● **WHAT THE TASK REQUIRES**
Set the data down again, exactly as it reads, but without the pictures.

● **PROVIDED MATERIAL**
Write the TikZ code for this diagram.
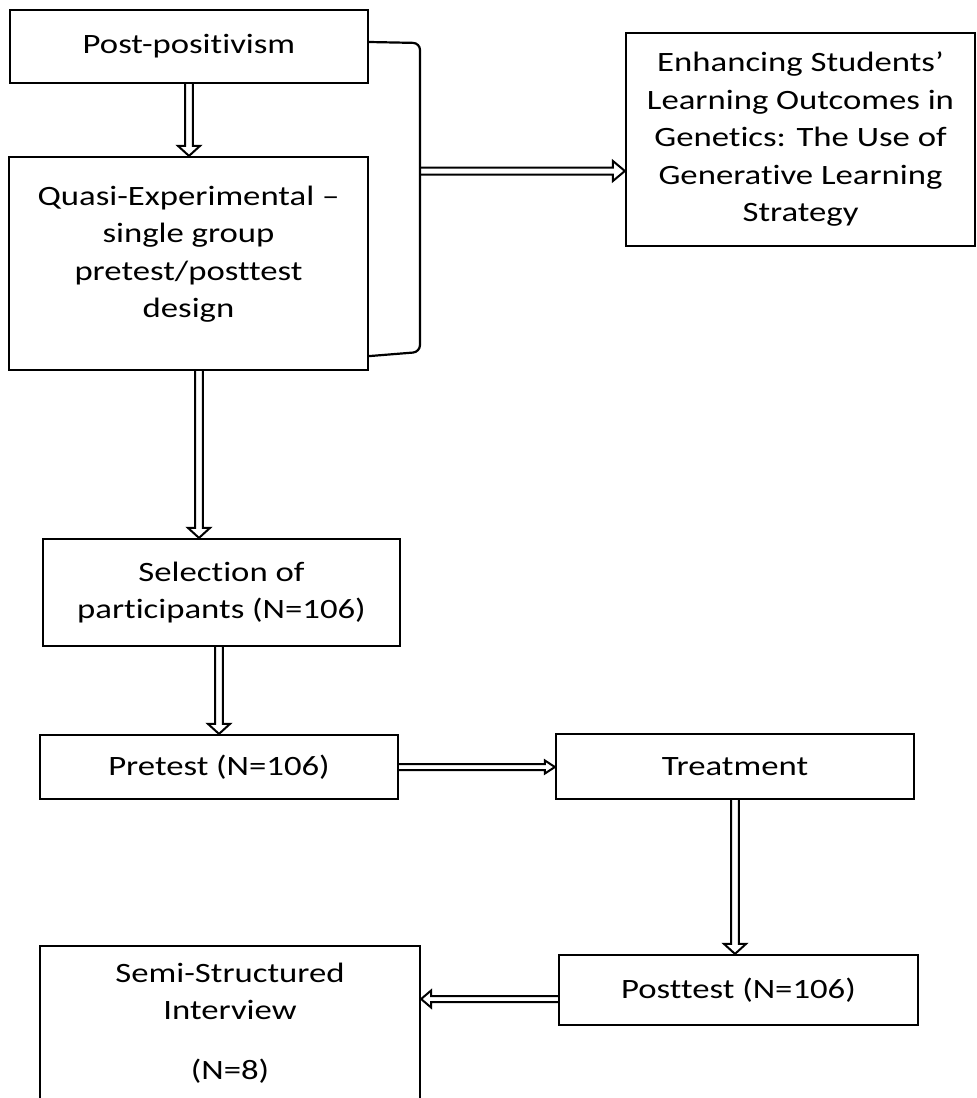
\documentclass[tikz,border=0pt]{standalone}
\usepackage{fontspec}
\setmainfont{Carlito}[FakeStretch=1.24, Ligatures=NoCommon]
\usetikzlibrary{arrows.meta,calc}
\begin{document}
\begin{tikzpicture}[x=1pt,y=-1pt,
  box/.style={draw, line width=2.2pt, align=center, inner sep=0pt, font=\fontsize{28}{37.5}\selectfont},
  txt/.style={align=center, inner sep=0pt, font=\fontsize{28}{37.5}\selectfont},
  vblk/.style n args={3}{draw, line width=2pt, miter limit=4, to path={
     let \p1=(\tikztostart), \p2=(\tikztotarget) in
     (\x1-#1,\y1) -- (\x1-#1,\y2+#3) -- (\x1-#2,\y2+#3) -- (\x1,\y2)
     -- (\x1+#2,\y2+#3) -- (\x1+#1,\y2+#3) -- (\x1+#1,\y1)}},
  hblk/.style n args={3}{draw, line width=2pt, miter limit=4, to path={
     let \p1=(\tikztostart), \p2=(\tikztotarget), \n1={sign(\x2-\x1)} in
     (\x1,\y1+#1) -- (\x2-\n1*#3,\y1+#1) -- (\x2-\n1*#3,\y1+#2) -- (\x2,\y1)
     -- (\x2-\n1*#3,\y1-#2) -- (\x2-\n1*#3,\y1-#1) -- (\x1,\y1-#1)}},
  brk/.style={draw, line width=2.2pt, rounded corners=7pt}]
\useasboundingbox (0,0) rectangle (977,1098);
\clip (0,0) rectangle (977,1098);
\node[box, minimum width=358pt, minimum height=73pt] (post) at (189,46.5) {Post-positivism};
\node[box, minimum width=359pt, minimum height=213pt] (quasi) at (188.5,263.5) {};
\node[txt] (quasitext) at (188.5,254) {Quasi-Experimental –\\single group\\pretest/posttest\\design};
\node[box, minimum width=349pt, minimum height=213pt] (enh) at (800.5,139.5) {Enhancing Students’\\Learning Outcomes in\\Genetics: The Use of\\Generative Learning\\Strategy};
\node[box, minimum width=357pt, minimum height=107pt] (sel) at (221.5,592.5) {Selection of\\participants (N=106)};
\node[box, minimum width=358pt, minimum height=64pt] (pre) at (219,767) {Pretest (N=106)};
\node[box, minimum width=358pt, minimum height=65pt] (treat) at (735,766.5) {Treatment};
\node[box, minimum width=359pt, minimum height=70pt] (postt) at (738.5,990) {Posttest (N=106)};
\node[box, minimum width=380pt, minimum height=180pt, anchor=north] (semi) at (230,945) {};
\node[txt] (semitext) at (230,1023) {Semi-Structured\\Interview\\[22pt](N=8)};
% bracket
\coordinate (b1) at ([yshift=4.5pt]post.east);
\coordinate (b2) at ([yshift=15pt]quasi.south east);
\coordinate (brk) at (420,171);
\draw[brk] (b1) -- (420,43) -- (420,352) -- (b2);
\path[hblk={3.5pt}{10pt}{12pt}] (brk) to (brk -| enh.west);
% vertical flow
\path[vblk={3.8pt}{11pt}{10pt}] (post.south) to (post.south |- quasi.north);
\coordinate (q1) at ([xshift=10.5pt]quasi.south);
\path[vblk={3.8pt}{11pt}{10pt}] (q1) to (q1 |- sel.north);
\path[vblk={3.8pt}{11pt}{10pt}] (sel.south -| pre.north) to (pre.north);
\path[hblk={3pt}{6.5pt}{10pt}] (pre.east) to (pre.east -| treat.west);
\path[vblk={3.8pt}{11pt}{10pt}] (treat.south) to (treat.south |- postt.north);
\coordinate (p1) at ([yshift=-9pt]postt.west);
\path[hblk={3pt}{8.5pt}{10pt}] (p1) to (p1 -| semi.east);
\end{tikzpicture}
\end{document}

● **FINAL RESULT**
Write the TikZ code for this diagram.
\documentclass[tikz,border=0pt]{standalone}
\usepackage{fontspec}
\setmainfont{Carlito}[FakeStretch=1.24, Ligatures=NoCommon]
\usetikzlibrary{arrows.meta,calc}
\begin{document}
\begin{tikzpicture}[x=1pt,y=-1pt,
  box/.style={draw, line width=2.2pt, align=center, inner sep=0pt, font=\fontsize{28}{37.5}\selectfont},
  txt/.style={align=center, inner sep=0pt, font=\fontsize{28}{37.5}\selectfont},
  vblk/.style n args={3}{draw, line width=2pt, miter limit=4, to path={
     let \p1=(\tikztostart), \p2=(\tikztotarget) in
     (\x1-#1,\y1) -- (\x1-#1,\y2+#3) -- (\x1-#2,\y2+#3) -- (\x1,\y2)
     -- (\x1+#2,\y2+#3) -- (\x1+#1,\y2+#3) -- (\x1+#1,\y1)}},
  hblk/.style n args={3}{draw, line width=2pt, miter limit=4, to path={
     let \p1=(\tikztostart), \p2=(\tikztotarget), \n1={sign(\x2-\x1)} in
     (\x1,\y1+#1) -- (\x2-\n1*#3,\y1+#1) -- (\x2-\n1*#3,\y1+#2) -- (\x2,\y1)
     -- (\x2-\n1*#3,\y1-#2) -- (\x2-\n1*#3,\y1-#1) -- (\x1,\y1-#1)}},
  brk/.style={draw, line width=2.2pt, rounded corners=7pt}]
\useasboundingbox (0,0) rectangle (977,1098);
\clip (0,0) rectangle (977,1098);
\node[box, minimum width=358pt, minimum height=73pt] (post) at (189,46.5) {Post-positivism};
\node[box, minimum width=359pt, minimum height=213pt] (quasi) at (188.5,263.5) {};
\node[txt] (quasitext) at (188.5,254) {Quasi-Experimental –\\single group\\pretest/posttest\\design};
\node[box, minimum width=349pt, minimum height=213pt] (enh) at (800.5,139.5) {Enhancing Students’\\Learning Outcomes in\\Genetics: The Use of\\Generative Learning\\Strategy};
\node[box, minimum width=357pt, minimum height=107pt] (sel) at (221.5,592.5) {Selection of\\participants (N=106)};
\node[box, minimum width=358pt, minimum height=64pt] (pre) at (219,767) {Pretest (N=106)};
\node[box, minimum width=358pt, minimum height=65pt] (treat) at (735,766.5) {Treatment};
\node[box, minimum width=359pt, minimum height=70pt] (postt) at (738.5,990) {Posttest (N=106)};
\node[box, minimum width=380pt, minimum height=180pt, anchor=north] (semi) at (230,945) {};
\node[txt] (semitext) at (230,1023) {Semi-Structured\\Interview\\[22pt](N=8)};
% bracket
\coordinate (b1) at ([yshift=4.5pt]post.east);
\coordinate (b2) at ([yshift=15pt]quasi.south east);
\coordinate (brk) at (420,171);
\draw[brk] (b1) -- (420,43) -- (420,352) -- (b2);
\path[hblk={3.5pt}{10pt}{12pt}] (brk) to (brk -| enh.west);
% vertical flow
\path[vblk={3.8pt}{11pt}{10pt}] (post.south) to (post.south |- quasi.north);
\coordinate (q1) at ([xshift=10.5pt]quasi.south);
\path[vblk={3.8pt}{11pt}{10pt}] (q1) to (q1 |- sel.north);
\path[vblk={3.8pt}{11pt}{10pt}] (sel.south -| pre.north) to (pre.north);
\path[hblk={3pt}{6.5pt}{10pt}] (pre.east) to (pre.east -| treat.west);
\path[vblk={3.8pt}{11pt}{10pt}] (treat.south) to (treat.south |- postt.north);
\coordinate (p1) at ([yshift=-9pt]postt.west);
\path[hblk={3pt}{8.5pt}{10pt}] (p1) to (p1 -| semi.east);
\end{tikzpicture}
\end{document}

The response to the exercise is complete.